2) If condition already resolved: close chain, exit.
3) If action needed and within policy caps: execute once.
4) Schedule verify step at +2m.
5) If action failed transiently: schedule retry with backoff
(+2m, +5m, +12m) and increment attempt.
6) Never exceed caps or retries. If limit reached: escalate
and close chain.Verify Prompt (one-shot child)
Chain Step — Verify & Decide
1) Confirm whether last action achieved target state.
2) If success and risk window closed: close chain (state=closed).
3) If success but window still active: schedule monitor one-shot
at adaptive interval:
- 15m if far from deadline
- 5m if mid-window
- 1m if final 10m
4) If failed and attempts remain: schedule bounded retry.
5) If repeated failures >= 3: open circuit breaker and alert.Domain Examples
Governance / Auction Defense
Scout watches for outbid risk within a time window. Action places a defensive bid. Verify confirms lead. Adaptive reschedule based on time-to-close. Auto-close after window + grace period.
CI Remediation
Scout detects failed checks on an active PR. Action dispatches a fix agent. Verify checks CI status after delay. Retry on transient failures only. Escalate if persistent.
Data Divergence Response
Scout detects indexer-vs-onchain divergence. Action flips source-of-truth mode. Verify checks convergence. Close when divergence is below threshold for N consecutive checks.
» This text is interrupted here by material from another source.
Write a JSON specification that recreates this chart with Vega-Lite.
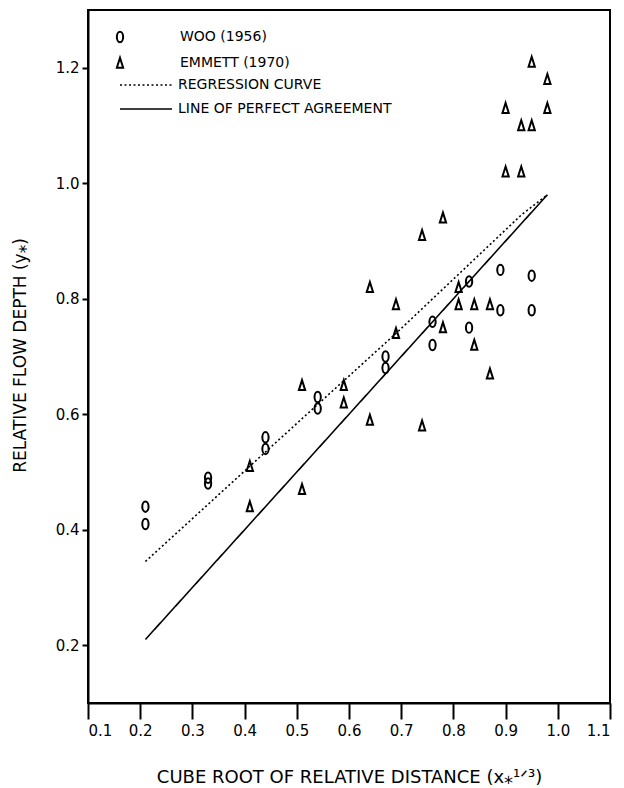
{
  "$schema": "https://vega.github.io/schema/vega-lite/v6.json",
  "width": 522,
  "height": 693,
  "autosize": {"type": "none"},
  "padding": {"left": 88, "top": 10, "right": 14, "bottom": 85},
  "background": "white",
  "config": {
    "view": {"stroke": "black", "strokeWidth": 2},
    "font": "DejaVu Sans",
    "axis": {"domainColor": "black", "domainWidth": 2, "tickColor": "black", "tickWidth": 2, "labelColor": "black", "titleColor": "black", "grid": false, "titleFontWeight": "normal", "labelFont": "DejaVu Sans", "titleFont": "DejaVu Sans"},
    "legend": {"labelFont": "DejaVu Sans", "labelFontSize": 14, "labelColor": "black", "labelLimit": 400}
  },
  "datasets": {
    "points": [
      {"series": "WOO (1956)", "x": 0.21, "y": 0.44},
      {"series": "WOO (1956)", "x": 0.21, "y": 0.41},
      {"series": "WOO (1956)", "x": 0.33, "y": 0.49},
      {"series": "WOO (1956)", "x": 0.33, "y": 0.48},
      {"series": "WOO (1956)", "x": 0.44, "y": 0.56},
      {"series": "WOO (1956)", "x": 0.44, "y": 0.54},
      {"series": "WOO (1956)", "x": 0.54, "y": 0.63},
      {"series": "WOO (1956)", "x": 0.54, "y": 0.61},
      {"series": "WOO (1956)", "x": 0.67, "y": 0.70},
      {"series": "WOO (1956)", "x": 0.67, "y": 0.68},
      {"series": "WOO (1956)", "x": 0.76, "y": 0.76},
      {"series": "WOO (1956)", "x": 0.76, "y": 0.72},
      {"series": "WOO (1956)", "x": 0.83, "y": 0.83},
      {"series": "WOO (1956)", "x": 0.83, "y": 0.75},
      {"series": "WOO (1956)", "x": 0.89, "y": 0.85},
      {"series": "WOO (1956)", "x": 0.89, "y": 0.78},
      {"series": "WOO (1956)", "x": 0.95, "y": 0.84},
      {"series": "WOO (1956)", "x": 0.95, "y": 0.78},
      {"series": "EMMETT (1970)", "x": 0.95, "y": 1.21},
      {"series": "EMMETT (1970)", "x": 0.98, "y": 1.18},
      {"series": "EMMETT (1970)", "x": 0.90, "y": 1.13},
      {"series": "EMMETT (1970)", "x": 0.98, "y": 1.13},
      {"series": "EMMETT (1970)", "x": 0.93, "y": 1.10},
      {"series": "EMMETT (1970)", "x": 0.95, "y": 1.10},
      {"series": "EMMETT (1970)", "x": 0.90, "y": 1.02},
      {"series": "EMMETT (1970)", "x": 0.93, "y": 1.02},
      {"series": "EMMETT (1970)", "x": 0.78, "y": 0.94},
      {"series": "EMMETT (1970)", "x": 0.74, "y": 0.91},
      {"series": "EMMETT (1970)", "x": 0.64, "y": 0.82},
      {"series": "EMMETT (1970)", "x": 0.81, "y": 0.82},
      {"series": "EMMETT (1970)", "x": 0.69, "y": 0.79},
      {"series": "EMMETT (1970)", "x": 0.81, "y": 0.79},
      {"series": "EMMETT (1970)", "x": 0.84, "y": 0.79},
      {"series": "EMMETT (1970)", "x": 0.87, "y": 0.79},
      {"series": "EMMETT (1970)", "x": 0.69, "y": 0.74},
      {"series": "EMMETT (1970)", "x": 0.78, "y": 0.75},
      {"series": "EMMETT (1970)", "x": 0.84, "y": 0.72},
      {"series": "EMMETT (1970)", "x": 0.87, "y": 0.67},
      {"series": "EMMETT (1970)", "x": 0.51, "y": 0.65},
      {"series": "EMMETT (1970)", "x": 0.59, "y": 0.65},
      {"series": "EMMETT (1970)", "x": 0.59, "y": 0.62},
      {"series": "EMMETT (1970)", "x": 0.64, "y": 0.59},
      {"series": "EMMETT (1970)", "x": 0.74, "y": 0.58},
      {"series": "EMMETT (1970)", "x": 0.41, "y": 0.51},
      {"series": "EMMETT (1970)", "x": 0.41, "y": 0.44},
      {"series": "EMMETT (1970)", "x": 0.51, "y": 0.47}
    ],
    "lines": [
      {"series": "REGRESSION CURVE", "x": 0.21, "y": 0.345},
      {"series": "REGRESSION CURVE", "x": 0.41, "y": 0.51},
      {"series": "REGRESSION CURVE", "x": 0.54, "y": 0.617},
      {"series": "REGRESSION CURVE", "x": 0.69, "y": 0.74},
      {"series": "REGRESSION CURVE", "x": 0.93, "y": 0.945},
      {"series": "REGRESSION CURVE", "x": 0.98, "y": 0.98},
      {"series": "LINE OF PERFECT AGREEMENT", "x": 0.21, "y": 0.21},
      {"series": "LINE OF PERFECT AGREEMENT", "x": 0.98, "y": 0.98}
    ]
  },
  "layer": [
    {
      "data": {"name": "lines"},
      "mark": {"type": "line", "color": "black", "strokeWidth": 1.6},
      "encoding": {
        "x": {"field": "x", "type": "quantitative", "scale": {"domain": [0.1, 1.1], "nice": false, "zero": false},
          "axis": {"values": [0.1, 0.2, 0.3, 0.4, 0.5, 0.6, 0.7, 0.8, 0.9, 1.0, 1.1], "format": ".1f", "tickSize": 16, "labelFontSize": 15, "labelPadding": 4, "title": "CUBE ROOT OF RELATIVE DISTANCE (x⁎¹ᐟ³)", "titleFontSize": 18, "titleY": 74, "titleBaseline": "middle"}},
        "y": {"field": "y", "type": "quantitative", "scale": {"domain": [0.1, 1.3], "nice": false, "zero": false},
          "axis": {"values": [0.2, 0.4, 0.6, 0.8, 1.0, 1.2], "format": ".1f", "tickSize": 6, "labelFontSize": 15, "labelPadding": 3, "title": "RELATIVE FLOW DEPTH (y⁎)", "titleFontSize": 17, "titleX": -68, "titleY": 345, "titleAngle": 270, "titleAlign": "center", "titleBaseline": "middle"}},
        "strokeDash": {"field": "series", "type": "nominal",
          "scale": {"domain": ["REGRESSION CURVE", "LINE OF PERFECT AGREEMENT"], "range": [[2, 2.5], [1, 0]]},
          "legend": {"orient": "none", "legendX": 51, "legendY": 68, "title": null, "symbolType": "M-5.2,0H5.2", "symbolSize": 100, "symbolStrokeWidth": 1.6, "symbolStrokeColor": "black", "symbolFillColor": "transparent", "labelOffset": 25, "rowPadding": 10}}
      }
    },
    {
      "data": {"name": "points"},
      "mark": {"type": "point", "filled": false, "color": "black", "strokeWidth": 2, "size": 110, "opacity": 1},
      "encoding": {
        "x": {"field": "x", "type": "quantitative"},
        "y": {"field": "y", "type": "quantitative"},
        "shape": {"field": "series", "type": "nominal",
          "scale": {"domain": ["WOO (1956)", "EMMETT (1970)"], "range": ["M0,-1A0.6,1 0 1 1 0,1A0.6,1 0 1 1 0,-1Z", "M0,-1L0.6,0.9L-0.6,0.9Z"]},
          "legend": {"orient": "none", "legendX": 25, "legendY": 20, "title": null, "symbolSize": 110, "symbolStrokeWidth": 2, "symbolStrokeColor": "black", "symbolFillColor": "transparent", "labelOffset": 53, "rowPadding": 6}}
      }
    }
  ]
}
Key Insight: Temporary Autonomy Bursts
The fundamental insight is that not all autonomous work should be permanent. Recurring crons are always-on infrastructure. One-shot chains are temporary autonomy bursts — they spin up when needed, do their work with built-in retry and verification, then vanish.
This prevents the most common cron anti-pattern: creating a 15-minute recurring job for something that only matters during a 2-hour window, then forgetting to remove it after the window closes.
Related
- Scout / Dispatch — the two-stage precursor to full chains
- Multi-Stage Pipelines — permanent multi-stage workflows (vs ephemeral chains)
- Fire-and-Forget — single dispatch without verify/retry stages
Origin
This pattern was designed and validated in production. The full spec includes assumption validation, change matrix, and operating runbook.